産業技術総合研究所( http://www.aist.go.jp )は、有機フッ素化合物を用いずに優れた撥油性を示す表面処理技術を開発した。
現在、撥油処理はフッ素樹脂に代表される有機フッ素化合物が使用されている。しかし、有機フッ素化合物の人体や環境への影響が懸念され、これらの物質群に対する規制も年々厳しくなっている。また、フッ素源となる原料(蛍石) の価格高騰もあり、有機フッ素化合物を用いない表面処理技術が求められているという。

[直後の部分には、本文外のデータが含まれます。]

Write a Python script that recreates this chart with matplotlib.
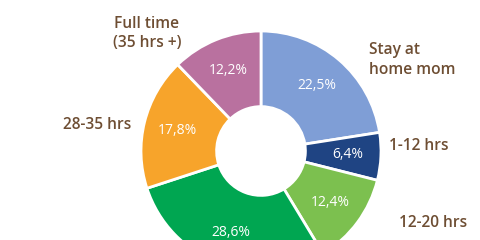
import matplotlib
matplotlib.use("Agg")
import matplotlib.pyplot as plt

categories = ["Stay at\nhome mom", "1-12 hrs", "12-20 hrs", "20-28 hrs", "28-35 hrs", "Full time\n(35 hrs +)"]
values = [22.5, 6.4, 12.4, 28.6, 17.8, 12.2]
colors = ["#7F9ED6", "#1F4483", "#7CC04F", "#00A651", "#F7A42B", "#B9719F"]
show_label = [True, True, True, False, True, True]
# label anchor positions (axes data units, radius=1) and alignment
label_pos = [(0.9, 0.76), (1.07, 0.04), (1.15, -0.6), (0, 0), (-1.65, 0.22), (-0.95, 0.98)]
label_ha = ["left", "left", "left", "center", "left", "center"]

W, H, DPI = 480, 240, 100
fig = plt.figure(figsize=(W / DPI, H / DPI), dpi=DPI)
cx, cy, R = 261, 240 - 151, 120
ax = fig.add_axes([(cx - R) / W, (cy - R) / H, 2 * R / W, 2 * R / H])
ax.set_xlim(-1, 1)
ax.set_ylim(-1, 1)
ax.axis("off")

def fmt(p):
    return ("%.1f%%" % p).replace(".", ",")

wedges, texts, autotexts = ax.pie(
    values, colors=colors, startangle=90, counterclock=False, radius=1,
    autopct=fmt, pctdistance=0.72,
    wedgeprops=dict(width=0.63, edgecolor="white", linewidth=2),
    textprops=dict(color="white", fontsize=10, family="Open Sans"),
)
ax.set_xlim(-1, 1)
ax.set_ylim(-1, 1)

for lab, show, pos, ha in zip(categories, show_label, label_pos, label_ha):
    if show:
        ax.text(pos[0], pos[1], lab, ha=ha, va="center", fontsize=11.2,
                color="#6E4E33", family="Open Sans", fontweight="semibold",
                linespacing=1.3, clip_on=False)

fig.savefig("out.png", dpi=DPI)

今回開発した表面処理技術では、まず、一般的な撥水処理剤であるアルキルトリアルコキシシラン(有機シラン)と、ガラスの原料となるテトラアルコキシシラン(スペーサーシラン)を混合し、塗液を調製する。この塗液を各種基板に塗装し、常温で乾燥させると膜厚1µm程度の透明な塗膜が得られる。この処理技術により得られた表面上では、油滴は表面にピン留めされることなくスムーズに動き、優れた撥油性を示した。また、有機フッ素化合物(パーフルオロアルキルトリアルコキシシラン<有機フッ素シラン>)で処理された表面やフッ素樹脂表面よりも撥油性に優れていた。なお、この処理技術の各工程で特殊な装置や条件は必要としない。
各種基板表面に噴霧した油滴の様子 (a)今回開発した技術による表面処理、(b)有機シランのみの表面処理、(c)有機フッ素シラン表面処理、(d)フッ素樹脂板(a~cはガラス基板を使用。各基板は60°傾斜、噴霧後30秒経過)
今回開発した表面処理技術により、各種の基材表面に優れた撥油性が付与できるため、液体と表面との流動抵抗の減少による省エネルギー化が期待できる。また、この技術による表面塗膜は、撥油性に加えて透明性にも優れるため、各種基材の油汚れ防止への応用が期待できる。今後は、タッチパネルディスプレーや窓ガラスの油汚れ(指紋付着)防止、繊維への油汚れしみ込み防止、建物内配管・化学プラントなどにおける流体搬送用動力の低減などへの応用展開を目指して、実使用環境下での性能・耐久性を評価していく。